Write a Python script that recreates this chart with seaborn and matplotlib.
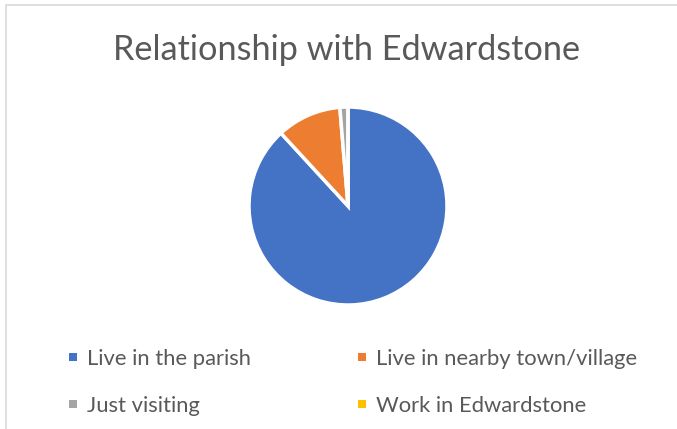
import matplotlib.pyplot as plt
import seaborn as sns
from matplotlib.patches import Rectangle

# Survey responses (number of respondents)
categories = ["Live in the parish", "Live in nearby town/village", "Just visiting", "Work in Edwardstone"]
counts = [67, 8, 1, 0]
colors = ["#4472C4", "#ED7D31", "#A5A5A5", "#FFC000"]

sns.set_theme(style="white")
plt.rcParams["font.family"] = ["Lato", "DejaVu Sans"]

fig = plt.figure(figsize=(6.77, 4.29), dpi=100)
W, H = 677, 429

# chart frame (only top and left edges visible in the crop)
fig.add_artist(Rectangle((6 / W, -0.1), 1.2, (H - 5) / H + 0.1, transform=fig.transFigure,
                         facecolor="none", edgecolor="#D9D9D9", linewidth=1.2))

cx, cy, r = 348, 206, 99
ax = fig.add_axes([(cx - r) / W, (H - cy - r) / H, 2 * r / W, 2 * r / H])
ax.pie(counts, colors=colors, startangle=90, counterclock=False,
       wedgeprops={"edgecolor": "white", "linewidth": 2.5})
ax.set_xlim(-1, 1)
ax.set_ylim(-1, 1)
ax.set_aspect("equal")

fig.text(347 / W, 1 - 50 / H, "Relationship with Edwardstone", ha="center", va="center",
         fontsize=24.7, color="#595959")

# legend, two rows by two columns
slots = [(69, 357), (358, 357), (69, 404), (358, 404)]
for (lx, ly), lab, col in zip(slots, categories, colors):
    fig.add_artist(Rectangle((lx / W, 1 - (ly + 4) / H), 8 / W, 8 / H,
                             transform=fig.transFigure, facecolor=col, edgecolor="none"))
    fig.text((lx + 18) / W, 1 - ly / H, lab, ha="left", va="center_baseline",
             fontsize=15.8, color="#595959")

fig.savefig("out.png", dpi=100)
----------------------------------------
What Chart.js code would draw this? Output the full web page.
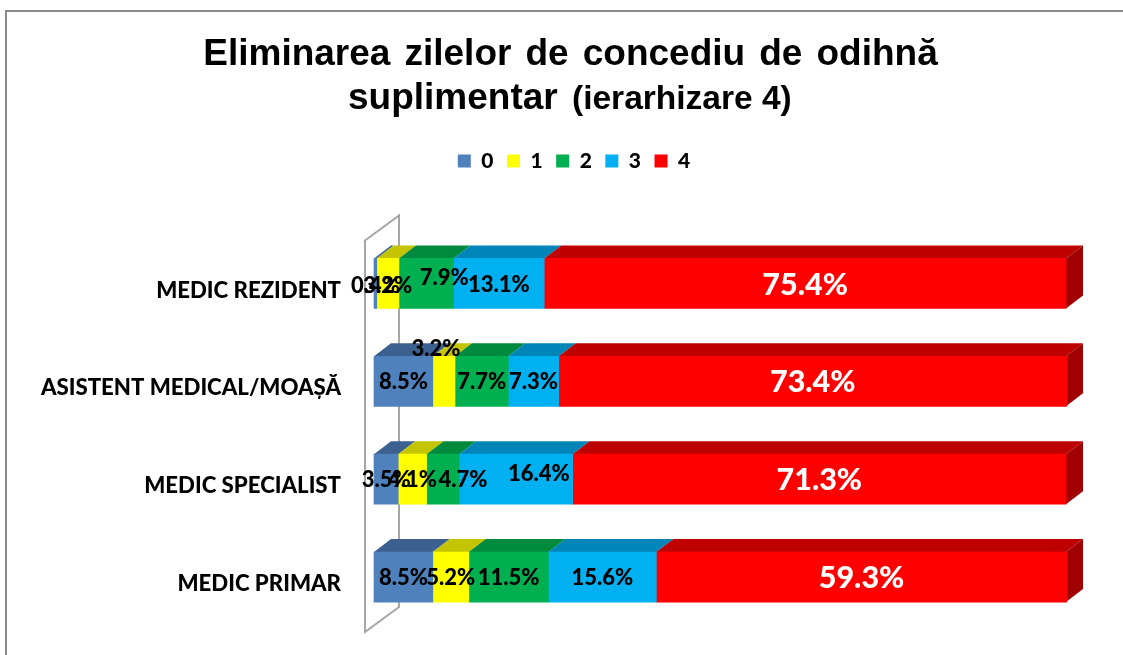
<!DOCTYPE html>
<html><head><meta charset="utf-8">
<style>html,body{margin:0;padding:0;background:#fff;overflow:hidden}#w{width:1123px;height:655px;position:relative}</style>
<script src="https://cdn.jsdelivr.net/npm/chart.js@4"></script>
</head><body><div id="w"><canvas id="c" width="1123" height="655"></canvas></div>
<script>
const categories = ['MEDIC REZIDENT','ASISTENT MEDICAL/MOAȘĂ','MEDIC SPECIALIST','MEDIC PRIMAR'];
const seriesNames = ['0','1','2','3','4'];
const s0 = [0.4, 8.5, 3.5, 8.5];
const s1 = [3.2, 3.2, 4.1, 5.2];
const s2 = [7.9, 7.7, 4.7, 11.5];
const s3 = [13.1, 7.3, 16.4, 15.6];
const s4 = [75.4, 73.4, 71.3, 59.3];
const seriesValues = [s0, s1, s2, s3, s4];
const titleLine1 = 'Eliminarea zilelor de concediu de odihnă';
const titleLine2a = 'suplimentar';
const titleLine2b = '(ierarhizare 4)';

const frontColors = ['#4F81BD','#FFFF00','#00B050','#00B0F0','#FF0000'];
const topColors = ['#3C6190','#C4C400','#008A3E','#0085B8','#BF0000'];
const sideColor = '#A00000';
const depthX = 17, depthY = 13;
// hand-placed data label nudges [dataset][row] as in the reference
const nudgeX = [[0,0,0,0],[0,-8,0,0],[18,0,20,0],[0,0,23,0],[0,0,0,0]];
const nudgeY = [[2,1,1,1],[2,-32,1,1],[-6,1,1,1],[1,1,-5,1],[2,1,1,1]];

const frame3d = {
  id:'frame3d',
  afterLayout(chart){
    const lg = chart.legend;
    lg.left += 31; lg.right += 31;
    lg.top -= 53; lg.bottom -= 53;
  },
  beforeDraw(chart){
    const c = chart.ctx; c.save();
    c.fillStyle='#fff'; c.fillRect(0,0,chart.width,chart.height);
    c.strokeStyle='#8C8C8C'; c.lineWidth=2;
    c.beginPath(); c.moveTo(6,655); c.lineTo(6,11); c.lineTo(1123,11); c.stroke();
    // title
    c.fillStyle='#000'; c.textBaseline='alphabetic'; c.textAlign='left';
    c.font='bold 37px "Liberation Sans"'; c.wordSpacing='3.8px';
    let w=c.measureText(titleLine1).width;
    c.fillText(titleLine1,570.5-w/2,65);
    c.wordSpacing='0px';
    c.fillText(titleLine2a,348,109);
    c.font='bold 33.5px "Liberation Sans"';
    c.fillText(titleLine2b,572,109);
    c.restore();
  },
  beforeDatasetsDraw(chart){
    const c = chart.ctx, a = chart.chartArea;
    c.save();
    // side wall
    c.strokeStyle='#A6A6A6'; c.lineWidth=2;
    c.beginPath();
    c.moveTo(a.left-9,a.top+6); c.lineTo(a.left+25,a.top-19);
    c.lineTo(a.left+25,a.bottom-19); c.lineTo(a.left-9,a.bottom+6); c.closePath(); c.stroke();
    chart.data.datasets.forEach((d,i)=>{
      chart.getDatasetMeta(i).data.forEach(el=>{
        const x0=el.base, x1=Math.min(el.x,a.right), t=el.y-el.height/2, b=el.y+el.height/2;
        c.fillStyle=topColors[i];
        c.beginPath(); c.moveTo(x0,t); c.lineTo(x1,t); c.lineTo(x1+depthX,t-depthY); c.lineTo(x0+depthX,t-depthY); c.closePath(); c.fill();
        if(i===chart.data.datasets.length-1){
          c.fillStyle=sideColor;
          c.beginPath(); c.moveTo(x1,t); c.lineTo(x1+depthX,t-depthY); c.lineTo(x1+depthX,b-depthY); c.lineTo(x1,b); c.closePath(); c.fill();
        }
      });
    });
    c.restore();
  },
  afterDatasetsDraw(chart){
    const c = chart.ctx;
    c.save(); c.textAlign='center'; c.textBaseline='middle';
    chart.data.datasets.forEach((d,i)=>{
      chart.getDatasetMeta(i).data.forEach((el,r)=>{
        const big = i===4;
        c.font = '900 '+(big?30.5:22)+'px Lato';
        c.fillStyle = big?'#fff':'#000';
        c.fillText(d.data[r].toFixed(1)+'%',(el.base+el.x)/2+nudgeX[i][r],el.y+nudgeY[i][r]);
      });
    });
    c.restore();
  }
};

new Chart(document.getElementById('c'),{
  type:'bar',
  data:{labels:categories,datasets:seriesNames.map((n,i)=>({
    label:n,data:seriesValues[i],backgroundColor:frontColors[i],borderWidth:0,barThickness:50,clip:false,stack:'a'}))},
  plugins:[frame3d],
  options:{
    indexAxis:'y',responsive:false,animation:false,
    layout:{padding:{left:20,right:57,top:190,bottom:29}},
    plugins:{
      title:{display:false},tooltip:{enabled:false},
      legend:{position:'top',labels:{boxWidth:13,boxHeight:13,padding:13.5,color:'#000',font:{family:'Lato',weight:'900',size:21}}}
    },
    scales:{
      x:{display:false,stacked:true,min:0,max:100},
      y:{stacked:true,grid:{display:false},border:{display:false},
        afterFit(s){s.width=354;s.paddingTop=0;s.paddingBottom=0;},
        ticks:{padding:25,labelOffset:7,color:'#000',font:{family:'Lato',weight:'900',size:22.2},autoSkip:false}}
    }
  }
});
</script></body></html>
----------------------------------------
== Given request ==
Give only the number of lines in the material above where the string "seaborn" appears.

== Completed exercise ==
2